I’m trying to make my own array (wrapper) type that can be used both on CPUs and GPUs. Here’s a minimal example:

struct MyWrapper{T,N,A<:AbstractArray{T,N}} <: AbstractArray{T,N}
    data::A
end

# Basic AbstractArray methods:
for f ∈ (:size, :getindex, :setindex!)
    @eval Base.$f(x::MyWrapper, args...) = $f(x.data, args...)
end

# Broadcasting: 
# (based on the ArrayAndChar example at https://docs.julialang.org/en/latest/manual/interfaces/#man-interfaces-broadcasting-1 )
import Base.Broadcast: ArrayStyle, Broadcasted
Base.BroadcastStyle(::Type{<:MyWrapper}) = ArrayStyle{MyWrapper}()
function Base.similar(bc::Broadcasted{ArrayStyle{MyWrapper}}, ::Type{T}) where {T}
    x = find_mw(bc)
    MyWrapper(similar(x.data, T, axes(bc)))
end

find_mw(bc::Broadcasted) = find_mw(bc.args)
find_mw(args::Tuple) = find_mw(find_mw(args[1]), Base.tail(args))
find_mw(x) = x
find_mw(a::MyWrapper, rest) = a
find_mw(::Any, rest) = find_mw(rest)

The issue

Now broadcasting of MyWrapper seems to work on my CPU (although with an additional allocation and somewhat slower than the “unwrapped” array…)

using BenchmarkTools
x = rand(1000000)
y = MyWrapper(x)
@btime 1 .* $x # 712.590 μs (2 allocations: 7.63 MiB)
@btime 1 .* $y # 780.263 μs (3 allocations: 7.63 MiB)

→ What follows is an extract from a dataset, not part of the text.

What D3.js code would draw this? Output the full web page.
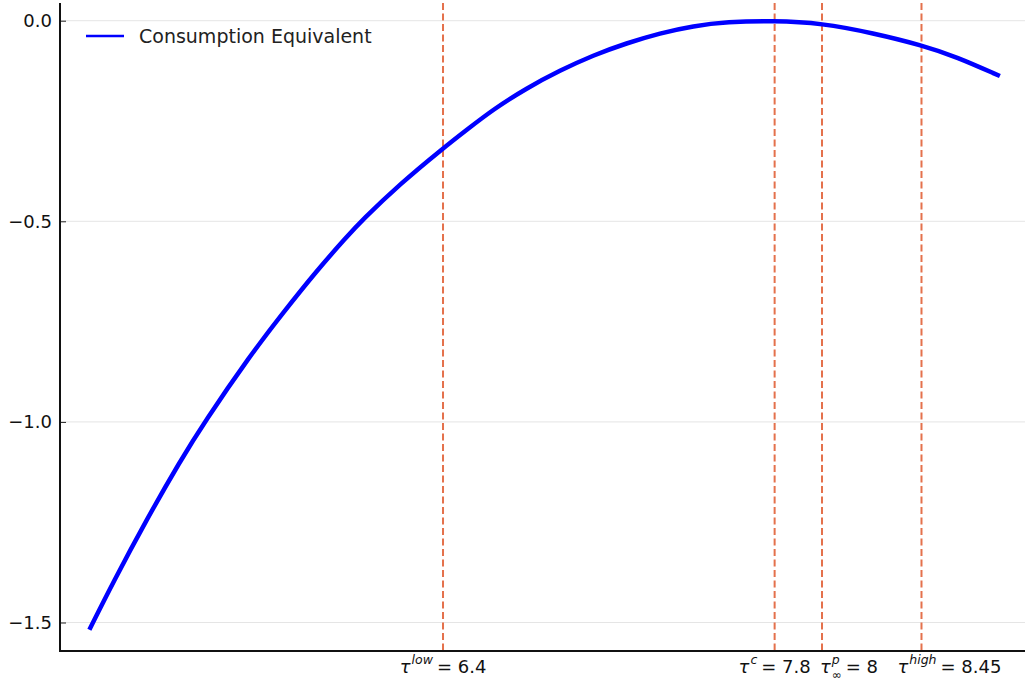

However, if I attempt to wrap a CuArray and do the same on my GPU, I get

using CuArrays
x = cu(rand(1000000))
y = MyWrapper(x)
@btime 1 .* $x # 5.639 μs (65 allocations: 2.27 KiB)
@btime 1 .* $y # 7.387 s (2000009 allocations: 183.11 MiB)

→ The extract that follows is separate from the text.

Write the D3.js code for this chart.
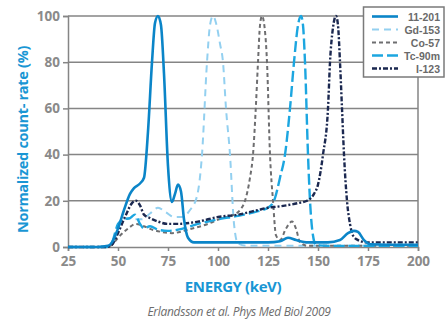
<!DOCTYPE html>
<html>
<head>
<meta charset="utf-8">
<script src="https://cdn.jsdelivr.net/npm/d3@7"></script>
<style>
  body { margin: 0; background: #fff; }
  svg { display: block; font-family: 'Open Sans', sans-serif; }
</style>
</head>
<body>
<svg id="chart"></svg>
<script>
// energy (keV) / normalized count-rate (%)
const tlKev = [25, 40, 45, 47, 50, 53, 56, 58, 61, 63, 65, 67, 68.5, 70, 71.5, 73, 75, 77, 78.5, 80, 81.5, 83, 85, 88, 95, 110, 125, 131, 135, 139, 145, 155, 161, 165, 168, 170, 173, 176, 185, 200]
const tlPct = [0, 0, 0.5, 2, 8, 16, 23, 25.5, 27.5, 30, 50, 80, 97, 100, 96, 75, 35, 19.5, 23, 27, 24, 12, 4, 2, 2, 2, 2, 2.5, 4, 3, 2, 2, 3, 6, 7, 6.5, 3, 1.2, 1, 1]

const gdKev = [25, 44, 47, 50, 55, 58, 62, 66, 70, 74, 78, 82, 86, 89.5, 92, 94.5, 96, 97.5, 99, 101, 102.5, 104, 106, 108, 110, 115, 200]
const gdPct = [0, 0, 2, 9, 12.5, 12, 12, 14.5, 17, 15, 13, 13, 16, 22, 40, 80, 96, 100, 97, 88, 80, 60, 40, 10, 1.5, 0.5, 0.5]

const coKev = [25, 44, 47, 50, 55, 59, 63, 67, 72, 77, 85, 95, 102, 108, 111, 113.5, 116, 117.5, 119, 120, 121, 122, 123, 124.5, 126, 127.5, 129, 131, 134, 137, 139, 141, 145, 200]
const coPct = [0, 0, 1, 4, 8, 10, 9, 7.5, 6.5, 6, 7.5, 10, 12.5, 14, 16, 20, 30, 40, 62, 80, 96, 100, 97, 80, 40, 20, 5, 3, 8, 11, 8, 2, 0.5, 0.5]

const tcKev = [25, 44, 47, 50, 53, 56, 58.5, 61, 63, 66, 70, 75, 80, 90, 100, 110, 120, 125, 128, 131, 133.5, 136, 138, 140, 141.5, 142.5, 143.5, 145, 146, 147.5, 149, 155, 200]
const tcPct = [0, 0, 2, 10, 12, 12.5, 14, 10, 8, 9, 7.5, 7, 7.5, 10, 12, 13.5, 15.5, 17, 20, 30, 40, 60, 80, 96, 100, 96, 80, 40, 20, 5, 0.8, 0.5, 0.5]

const iKev = [25, 44, 47, 50, 54, 57, 59, 61, 63, 66, 70, 75, 80, 90, 100, 110, 120, 125, 130, 140, 144.5, 148, 150, 152.5, 155, 156, 157.5, 159, 160, 161, 162, 163, 164.5, 166, 167.5, 170, 174.5, 185, 200]
const iPct = [0, 0, 1, 6, 14, 19, 20, 18, 14, 12.5, 11, 10, 10, 11, 13, 14, 16, 17, 17.5, 19, 20, 23, 27, 40, 60, 80, 95, 100, 96, 80, 60, 40, 20, 10, 5, 3, 2, 2, 2]

const series = [
  { name: '11-201', kev: tlKev, pct: tlPct, color: '#0b85c8', width: 2.6, dash: null },
  { name: 'Gd-153', kev: gdKev, pct: gdPct, color: '#93d0f0', width: 2, dash: '7,5' },
  { name: 'Co-57', kev: coKev, pct: coPct, color: '#6e6e70', width: 2, dash: '4,3' },
  { name: 'Tc-90m', kev: tcKev, pct: tcPct, color: '#1ca6e0', width: 2.4, dash: '11,4' },
  { name: 'I-123', kev: iKev, pct: iPct, color: '#1b2850', width: 2.4, dash: '5,2,2,2' }
]
// draw order: back to front
const drawOrder = ['Gd-153', 'Co-57', 'Tc-90m', 'I-123', '11-201']

const xTicks = [25, 50, 75, 100, 125, 150, 175, 200]
const yTicks = [0, 20, 40, 60, 80, 100]

const width = 445
const height = 322
const margin = { top: 16, right: 27, bottom: 75, left: 68 }
const grey = '#858585'
const labelGrey = '#8a8a8a'
const blue = '#1996d4'

const svg = d3.select('#chart')
  .attr('width', width)
  .attr('height', height)

const x = d3.scaleLinear()
  .domain([25, 200])
  .range([margin.left, width - margin.right])

const y = d3.scaleLinear()
  .domain([0, 100])
  .range([height - margin.bottom, margin.top])

// horizontal gridlines
svg.append('g')
  .selectAll('line')
  .data(yTicks.filter(d => d > 0))
  .join('line')
  .attr('x1', x(25))
  .attr('x2', x(200))
  .attr('y1', d => y(d))
  .attr('y2', d => y(d))
  .attr('stroke', grey)
  .attr('stroke-width', 1.5)

// right frame
svg.append('line')
  .attr('x1', x(200)).attr('x2', x(200))
  .attr('y1', y(100)).attr('y2', y(0))
  .attr('stroke', grey)
  .attr('stroke-width', 1.5)

const xAxis = g => g
  .attr('transform', `translate(0,${y(0)})`)
  .call(d3.axisBottom(x).tickValues(xTicks).tickSize(4).tickPadding(5))

const yAxis = g => g
  .attr('transform', `translate(${x(25)},0)`)
  .call(d3.axisLeft(y).tickValues(yTicks).tickSize(5).tickPadding(3))

const styleAxis = g => {
  g.select('.domain').attr('stroke', grey).attr('stroke-width', 1.5)
  g.selectAll('.tick line').attr('stroke', grey).attr('stroke-width', 1.5)
  g.selectAll('.tick text')
    .attr('fill', labelGrey)
    .attr('font-size', 13.5)
    .attr('font-weight', 700)
    .attr('font-family', "'Open Sans', sans-serif")
}

svg.append('g').call(xAxis).call(styleAxis)
svg.append('g').call(yAxis).call(styleAxis)

// curves
const line = d3.line()
  .x(d => x(d[0]))
  .y(d => y(d[1]))
  .curve(d3.curveMonotoneX)

drawOrder.forEach(name => {
  const s = series.find(d => d.name === name)
  svg.append('path')
    .datum(s.kev.map((k, i) => [k, s.pct[i]]))
    .attr('fill', 'none')
    .attr('stroke', s.color)
    .attr('stroke-width', s.width)
    .attr('stroke-dasharray', s.dash)
    .attr('stroke-linejoin', 'round')
    .attr('d', line)
})

// legend
const legend = svg.append('g')
legend.append('rect')
  .attr('x', 363.5).attr('y', 7)
  .attr('width', 80.5).attr('height', 70)
  .attr('fill', '#fff')
  .attr('stroke', '#7a7a7a')
  .attr('stroke-width', 1.5)

series.forEach((s, i) => {
  const ly = 16.5 + i * 13
  legend.append('line')
    .attr('x1', 372).attr('x2', 398)
    .attr('y1', ly).attr('y2', ly)
    .attr('stroke', s.color)
    .attr('stroke-width', s.width)
    .attr('stroke-dasharray', s.dash)
  legend.append('text')
    .attr('x', 440).attr('y', ly + 4)
    .attr('text-anchor', 'end')
    .attr('fill', '#6a6a6a')
    .attr('font-family', "'Liberation Sans', Arial, sans-serif")
    .attr('font-size', 10.5)
    .attr('font-weight', 700)
    .text(s.name)
})

// titles
svg.append('text')
  .attr('transform', `translate(28,${(y(0) + y(100)) / 2 + 8}) rotate(-90)`)
  .attr('text-anchor', 'middle')
  .attr('fill', blue)
  .attr('font-size', 14.5)
  .attr('font-weight', 700)
  .attr('letter-spacing', -0.3)
  .text('Normalized count- rate (%)')

svg.append('text')
  .attr('x', 233).attr('y', 292)
  .attr('text-anchor', 'middle')
  .attr('fill', blue)
  .attr('font-size', 15)
  .attr('font-weight', 700)
  .attr('letter-spacing', -0.4)
  .text('ENERGY (keV)')

svg.append('text')
  .attr('x', 239).attr('y', 316)
  .attr('text-anchor', 'middle')
  .attr('fill', '#6d6d6d')
  .attr('font-size', 12)
  .attr('font-style', 'italic')
  .attr('letter-spacing', -0.3)
  .text('Erlandsson et al. Phys Med Biol 2009')
</script>
</body>
</html>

which doesn’t look good for MyWrapper!

I suspect I’m missing something “trivial” (like overloading copyto! for MyWrapper?), but haven’t really been able to figure out exactly what. Suggestions?

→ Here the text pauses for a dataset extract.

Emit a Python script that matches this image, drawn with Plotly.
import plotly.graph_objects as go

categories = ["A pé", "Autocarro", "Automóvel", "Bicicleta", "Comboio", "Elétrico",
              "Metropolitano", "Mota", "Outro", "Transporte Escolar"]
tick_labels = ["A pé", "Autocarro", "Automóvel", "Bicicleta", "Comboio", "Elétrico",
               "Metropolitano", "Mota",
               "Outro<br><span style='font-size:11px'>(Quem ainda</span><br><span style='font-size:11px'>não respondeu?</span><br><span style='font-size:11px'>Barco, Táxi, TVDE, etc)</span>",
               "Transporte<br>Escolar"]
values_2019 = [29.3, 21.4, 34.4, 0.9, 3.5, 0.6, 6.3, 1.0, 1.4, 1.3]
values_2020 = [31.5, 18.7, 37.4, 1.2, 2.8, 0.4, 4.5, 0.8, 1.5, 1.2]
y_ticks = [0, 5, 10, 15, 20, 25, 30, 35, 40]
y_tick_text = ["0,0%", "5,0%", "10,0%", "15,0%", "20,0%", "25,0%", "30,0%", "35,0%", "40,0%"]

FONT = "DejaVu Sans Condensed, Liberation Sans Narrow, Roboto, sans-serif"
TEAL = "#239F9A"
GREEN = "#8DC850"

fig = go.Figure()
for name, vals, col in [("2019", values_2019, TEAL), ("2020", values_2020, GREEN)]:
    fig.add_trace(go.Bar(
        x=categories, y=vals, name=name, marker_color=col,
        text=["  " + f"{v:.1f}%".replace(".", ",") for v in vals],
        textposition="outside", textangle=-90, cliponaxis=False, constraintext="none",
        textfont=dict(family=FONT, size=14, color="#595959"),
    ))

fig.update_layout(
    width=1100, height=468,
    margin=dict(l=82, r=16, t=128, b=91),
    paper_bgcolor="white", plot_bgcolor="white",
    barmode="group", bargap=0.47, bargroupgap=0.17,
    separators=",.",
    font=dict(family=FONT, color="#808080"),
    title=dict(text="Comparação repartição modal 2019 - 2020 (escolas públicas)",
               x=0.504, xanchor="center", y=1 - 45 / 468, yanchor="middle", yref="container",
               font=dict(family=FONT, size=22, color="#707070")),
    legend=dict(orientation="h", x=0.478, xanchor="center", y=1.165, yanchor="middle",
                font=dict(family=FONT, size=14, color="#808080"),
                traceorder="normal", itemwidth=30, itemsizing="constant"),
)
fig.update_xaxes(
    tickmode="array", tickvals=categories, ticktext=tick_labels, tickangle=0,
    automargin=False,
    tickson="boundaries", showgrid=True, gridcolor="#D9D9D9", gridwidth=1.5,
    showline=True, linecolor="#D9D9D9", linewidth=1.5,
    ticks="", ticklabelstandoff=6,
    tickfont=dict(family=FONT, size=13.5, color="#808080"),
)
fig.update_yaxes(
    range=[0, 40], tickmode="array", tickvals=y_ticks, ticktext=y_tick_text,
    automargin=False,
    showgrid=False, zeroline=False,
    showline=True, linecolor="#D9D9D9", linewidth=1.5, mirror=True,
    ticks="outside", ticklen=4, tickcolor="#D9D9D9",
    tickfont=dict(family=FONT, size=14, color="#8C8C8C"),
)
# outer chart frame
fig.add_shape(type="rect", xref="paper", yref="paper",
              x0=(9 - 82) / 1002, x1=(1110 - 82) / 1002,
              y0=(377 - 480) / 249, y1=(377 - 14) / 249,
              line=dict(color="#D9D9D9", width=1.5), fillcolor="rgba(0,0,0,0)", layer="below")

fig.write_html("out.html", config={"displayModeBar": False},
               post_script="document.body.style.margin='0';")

Additional information (although I doubt that matters):

julia> versioninfo()
Julia Version 1.3.1
Commit 2d5741174c (2019-12-30 21:36 UTC)
Platform Info:
  OS: Linux (x86_64-pc-linux-gnu)
  CPU: Intel(R) Core(TM) i7-8750H CPU @ 2.20GHz
  WORD_SIZE: 64
  LIBM: libopenlibm
  LLVM: libLLVM-6.0.1 (ORCJIT, skylake)

(v1.3) pkg> st CuArrays
    Status `~/.julia/environments/v1.3/Project.toml`
  [79e6a3ab] Adapt v1.0.0
  [fa961155] CEnum v0.2.0
  [3895d2a7] CUDAapi v2.1.0
  [c5f51814] CUDAdrv v5.0.1
  [be33ccc6] CUDAnative v2.7.0
  [3a865a2d] CuArrays v1.6.0
  [864edb3b] DataStructures v0.17.6
  [872c559c] NNlib v0.6.2

Did you see any warning about scalar iteration? You should always disable that first using CuArrays.allowscalar(false). Know that array wrappers are tricky and will make it much harder to dispatch to GPU-optimized implementations. With Broadcast it’s possible to fix this by setting-up the proper array style, but other methods (think fill, reshape, view) will now dispatch to the slow AbstractArray fallbacks and not the fast GPU implementations.

1 Like

Hmm… I do indeed get a “scalar getindex is disallowed” error when setting CuArrays.allowscalar(false), even when not displaying the output. (I got a warning about scalar iteration, but assumed, incorrectly, that it was only due to showing in Juno…)

Is the takeaway message then that one should in general, if possible, avoid making ones own array types if the program is to run efficiently (also) on GPUs?

That would be the easiest solution, yes. We have to jump through quite some hoops to make common wrappers (Transpose, Adjoint, Reshape, SubArray, etc) work somewhat decently, so you’d need to do the same if you want to work with your own wrappers.

1 Like

Can this be improved with cassette? Or is there a longer term plan for a general solution to make wrapped arrays work on GPU?

There’s been some developments, Code using Flux slow on GPU, but I’m not sure if anybody’s actively working on it. For now, Adapt.jl plus some quirks in CuArrays.jl/GPUArrays.jl covers most uses (except for custom wrappers, and using multiple wrappers).